Konunun Türkiye’yi ilgilendiren boyutu ise, ülkemizde hem AB hem Çin menşeli otomotiv yatırımlarının geniş ölçüde mevcut olması yatırımların artırılması yönündeki beklentimizdir. Ayrıca, 85 Milyon nüfusu ile Türkiye her iki taraf için çok önemli ve ciddi bir pazar konumundadır. Her iki kesimin (AB ve Çin) Türkiye pazarında ciddi seviyede rekabetinin bulunduğunu ifade etmek gerekmektedir. Yıllık otomotiv dış ticaret hacmimiz 50-55 Milyar USD üzerindedir. Sektör oluşturduğu istihdam ile ekonomiyi canlı tutan, döviz geliri sağlanan dinamik bir sektörüdür. Otomotiv sektörü GB ile sanayimize öncülük etmiş, ekonomik anlamda kalkınmamıza da önemli ölçüde katkı sağlamıştır. Türkiye otomotivde hem üretici-ihracatçı ama aynı zamanda da önemli ithalatçı ülke konumundadır.
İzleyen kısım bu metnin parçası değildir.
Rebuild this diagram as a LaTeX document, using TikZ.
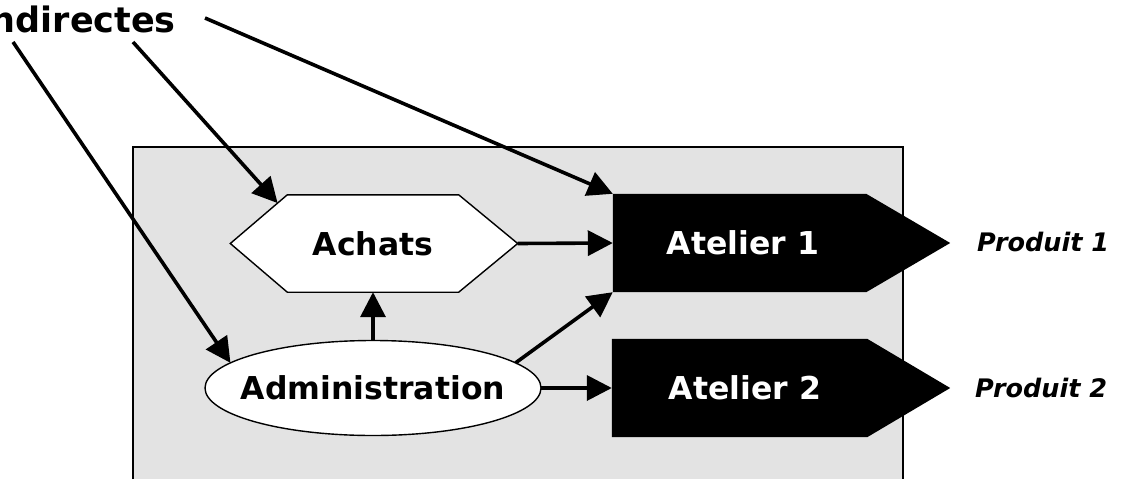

Genel anlamda olduğu gibi, Türkiye’nin otomotiv sektörü açısından da ABD-AB-Çin piyasalarını hassas bir şekilde yakından takip etmesi, otomotiv sektöründe ulaştığımız başarı seviyesinin korunmasının bir gereği olup, ayrıca sektörün DTÖ kurallarına uygun mekanizmalar ile desteklenerek, yabancı sermaye yatırımı açısından cazibemizin korunması önemlidir. Yatırım cazibemizin yanı sıra 2024 yılında 32,2 milyar USD seviyesine ulaşan ihracatımıza ait pazar payımızın korunması ve geliştirilmesine katkı sağlanması, ekonomimizin gelişimi açısından bir zorunluluk olarak karşımıza çıkmaktadır.